Sei o discurso de cor até esse ponto. É o tempo que sempre gasto pra me vestir. Sei que sua preocupação é justa e as queixas legítimas, mas sinceramente em nada me ajudam. Vou até a cozinha, tomo um gole de café frio e saio para a noite morna...
Enquanto os faróis da Kombi rompem o negrume vou remoendo os fatos. O preso é Tião, morador de rua que teve um surto psicótico e a única solução que as autoridades municipais encontraram para o caso foi trancafiá-lo, o que agravou o problema. Agora sou chamado muitas vezes a ministrar-lhe a medicação paliativa, mais pra sossego da segurança e dos outros presos do que para o bem estar do doente. Posso simplesmente ignorar o chamado e mandar tudo pro inferno, mas quando penso que talvez eu seja a única pessoa com quem ele pode contar nesse momento, me desarmo todo.
A pequena cadeia é antiga e mal iluminada, as celas exíguas e malcheirosas, a do Tião é a pior de todas, construída debaixo de uma escada para aproveitar o espaço. O escarcéu é medonho. O louco tem o aspecto assustador de uma fera enjaulada de pouco e os demais presos incomodados com o barulho provocado pelo doente gritam e sacodem as portas das grades ou batem copos plásticos e outros objetos. Os dois policiais de plantão me recebem com visível alívio. Sigo pelo corredor estreito entre as grades rezando para não ser agredido, o que não seria a primeira vez.

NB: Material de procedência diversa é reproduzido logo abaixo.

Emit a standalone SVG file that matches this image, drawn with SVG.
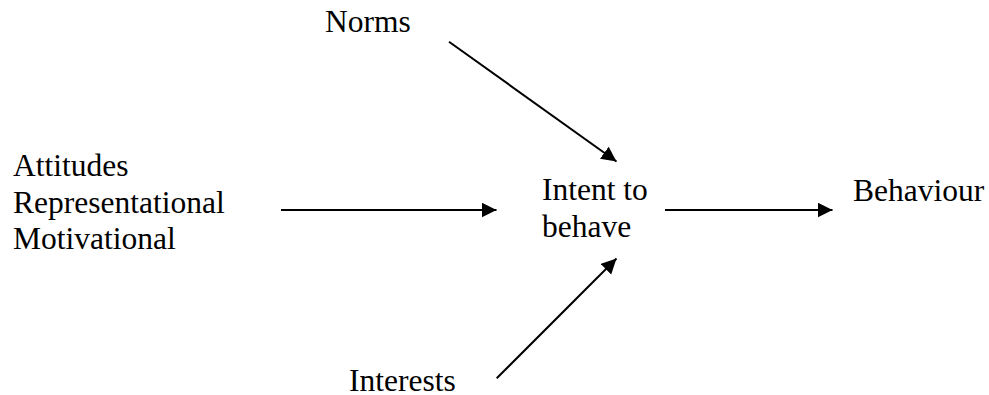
<svg xmlns="http://www.w3.org/2000/svg" width="989" height="395" viewBox="0 0 989 395">
  <style>
    text { font-family: 'Liberation Serif', 'Tinos', 'DejaVu Serif', serif; font-size: 31.5px; fill: #000; }
    .edge { stroke: #000; stroke-width: 2; fill: none; marker-end: url(#head); }
  </style>
  <defs>
    <marker id="head" markerUnits="userSpaceOnUse" markerWidth="16" markerHeight="16" refX="15" refY="7.5" orient="auto">
      <path d="M0,0 L15,7.5 L0,15 z" fill="#000"/>
    </marker>
  </defs>
  <rect width="989" height="395" fill="#fff"/>

  <g id="norms">
    <text x="325" y="32">Norms</text>
  </g>
  <g id="attitudes">
    <text x="13" y="176">Attitudes</text>
    <text x="13" y="212.5">Representational</text>
    <text x="13" y="249">Motivational</text>
  </g>
  <g id="intent">
    <text x="542" y="200">Intent to</text>
    <text x="542" y="237">behave</text>
  </g>
  <g id="behaviour">
    <text x="853" y="201">Behaviour</text>
  </g>
  <g id="interests">
    <text x="349" y="391">Interests</text>
  </g>

  <g id="connectors">
    <line class="edge" x1="449" y1="41.7" x2="616.5" y2="161.5"/>
    <line class="edge" x1="281" y1="210" x2="496.5" y2="210"/>
    <line class="edge" x1="665" y1="210" x2="832.5" y2="210"/>
    <line class="edge" x1="496.7" y1="378.3" x2="616.5" y2="258.5"/>
  </g>
</svg>
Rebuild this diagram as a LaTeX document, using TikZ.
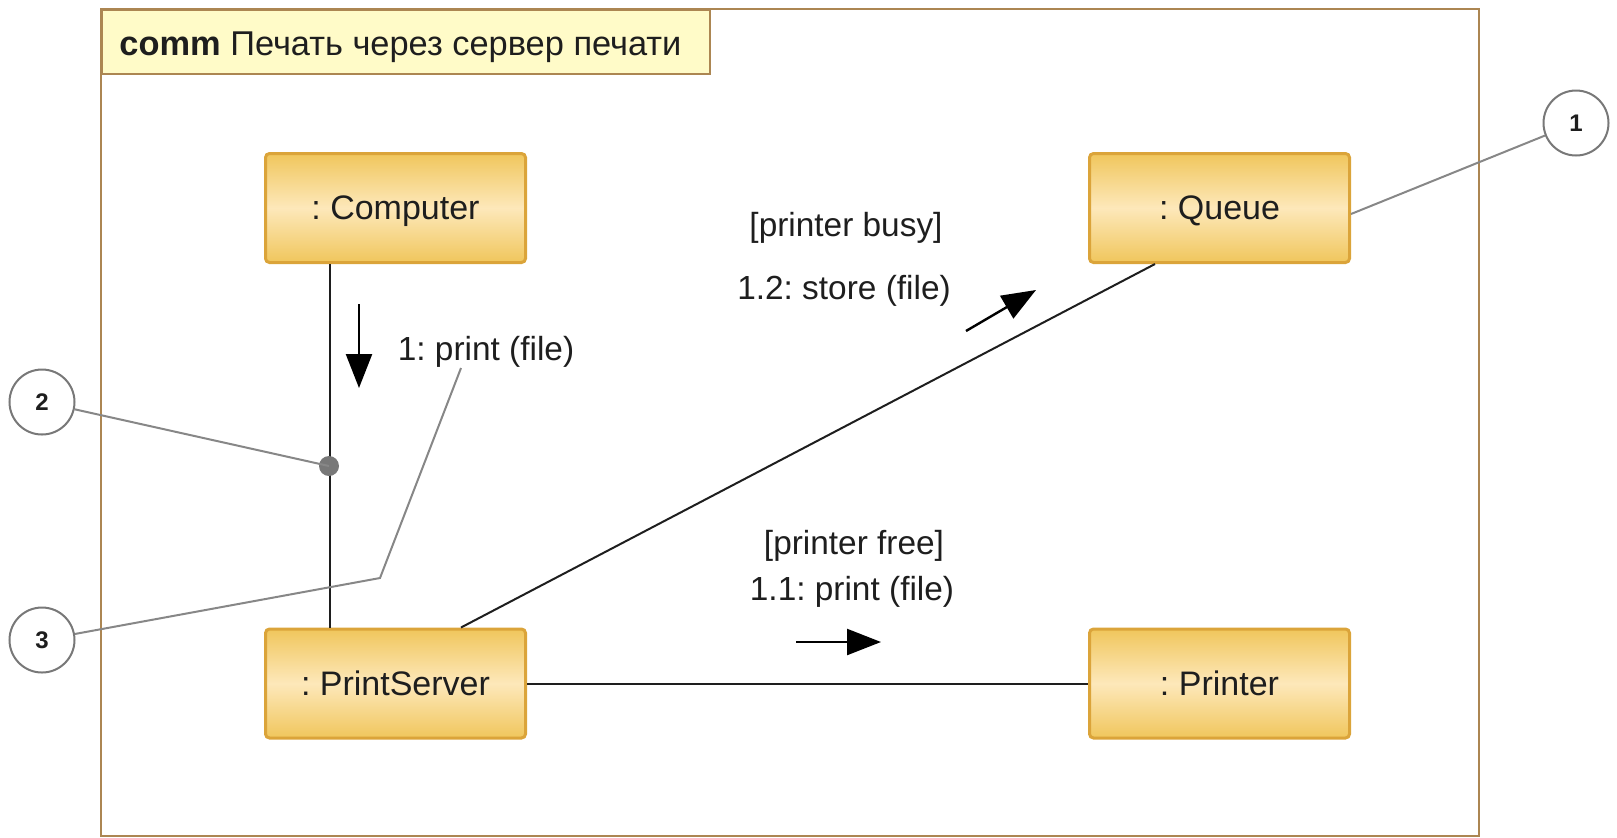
\documentclass[tikz,border=0pt]{standalone}
\usepackage{fontspec}
\setmainfont{Liberation Sans}
\usetikzlibrary{arrows.meta,calc}
\definecolor{framebrown}{RGB}{172,134,82}
\definecolor{tabfill}{RGB}{255,251,200}
\definecolor{goldedge}{RGB}{240,198,92}
\definecolor{goldmid}{RGB}{253,232,186}
\definecolor{goldline}{RGB}{219,164,58}
\definecolor{notegray}{RGB}{135,135,135}
\definecolor{circgray}{RGB}{120,120,120}
\definecolor{ink}{RGB}{30,30,30}
\frenchspacing
\begin{document}
\begin{tikzpicture}[x=0.5pt,y=-0.5pt,
  lifeline/.style={draw=goldline,line width=1.5pt,rounded corners=2pt,
    top color=goldedge,bottom color=goldedge,middle color=goldmid,
    minimum width=130pt,minimum height=54.5pt,inner sep=0pt,
    text depth=0pt,font=\fontsize{17}{20}\selectfont,text=ink},
  link/.style={draw=ink,line width=1pt},
  msg/.style={draw=black,line width=1.2pt,-{Triangle[length=17pt,width=13pt]}},
  msglabel/.style={font=\fontsize{16.7}{20}\selectfont,text=ink,inner sep=0pt},
  note/.style={draw=notegray,line width=1pt},
  callout/.style={circle,draw=circgray,line width=1pt,fill=white,
    minimum size=32.5pt,inner sep=0pt,font=\bfseries\fontsize{12}{14}\selectfont,text=ink}
]
\useasboundingbox (0,0) rectangle (1617,837);

% diagram frame and its name tab
\draw[framebrown,line width=1pt] (101,9) rectangle (1479,836);
\node[draw=framebrown,line width=1pt,fill=tabfill,anchor=north west,
  minimum width=304pt,minimum height=32pt,inner sep=0pt] (tab) at (101,9) {};
\node[anchor=west,inner sep=0pt,font=\fontsize{17.2}{20}\selectfont,text=ink]
  (title) at (119,47) {\textbf{comm} Печать через сервер печати};

% participants
\node[lifeline] (comp)  at (395.5,208)   {: Computer};
\node[lifeline] (queue) at (1219.5,208)  {: Queue};
\node[lifeline] (ps)    at (395.5,683.5) {: PrintServer};
\node[lifeline] (prn)   at (1219.5,683.5){: Printer};

% links between participants
\coordinate (lx) at (330,0);
\coordinate (qx) at (1155,0);
\coordinate (px) at (461,0);
\draw[link] (comp.south -| lx) -- (ps.north -| lx);
\draw[link] (ps.north -| px) -- (queue.south -| qx);
\draw[link] (ps.east) -- (prn.west);

% messages
\coordinate (m1a) at (359,304);
\coordinate (m1b) at (359,388);
\draw[msg] (m1a) -- (m1b);
\node[msglabel] (l1) at (486,352) {1: print (file)};

\coordinate (m12a) at (966,331);
\coordinate (m12b) at (1036,290);
\draw[msg] (m12a) -- (m12b);
\node[msglabel] (g12) at (846,228) {[printer busy]};
\node[msglabel] (l12) at (844,291) {1.2: store (file)};

\coordinate (m11a) at (796,642);
\coordinate (m11b) at (881,642);
\draw[msg] (m11a) -- (m11b);
\node[msglabel] (g11) at (854,546) {[printer free]};
\node[msglabel] (l11) at (852,592) {1.1: print (file)};

% numbered callouts
\node[circle,fill=circgray,minimum size=10pt,inner sep=0pt] (dot) at (329,466) {};
\node[callout] (c1) at (1576,123) {1};
\node[callout] (c2) at (42,402) {2};
\node[callout] (c3) at (42,640) {3};
\coordinate (qnote) at ($(queue.east)+(0,6)$);
\coordinate (bend3) at (380,578);
\coordinate (end3) at (461,368);
\draw[note] (qnote) -- (c1);
\draw[note] (c2) -- (dot.center);
\draw[note] (c3) -- (bend3) -- (end3);
\end{tikzpicture}
\end{document}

Tião me olha com os olhos acesos e expressão demoníaca. Os outros presos me recebem com palavrões irreproduzíveis, como se eu fosse o responsável pelo seu companheiro de cárcere, motivo do desassossego. Levo intermináveis quinze minutos negociando com o louco a ingestão das pílulas sossega-leão:
_ Tomo se trouxer pra mim uma camisa com a estampa de São Geraldo Magela.
_ Trago amanhã.
Prometeria qualquer coisa.
Toma o remédio me ameaçando de morte caso não cumpra a promessa. Penso em aguardar uns minutinhos até que se acalme, mas sou atingido nas costas por um copo de urina quente. Sinto o liquido morno empapando a minha camisa, escorrendo para dentro das minhas calças. Há uma gargalhada geral e aplausos ao autor do atentado.
Tião não ri. Nem aplaude. Olha-me compadecido, a beatitude invadindo sua cara barbada.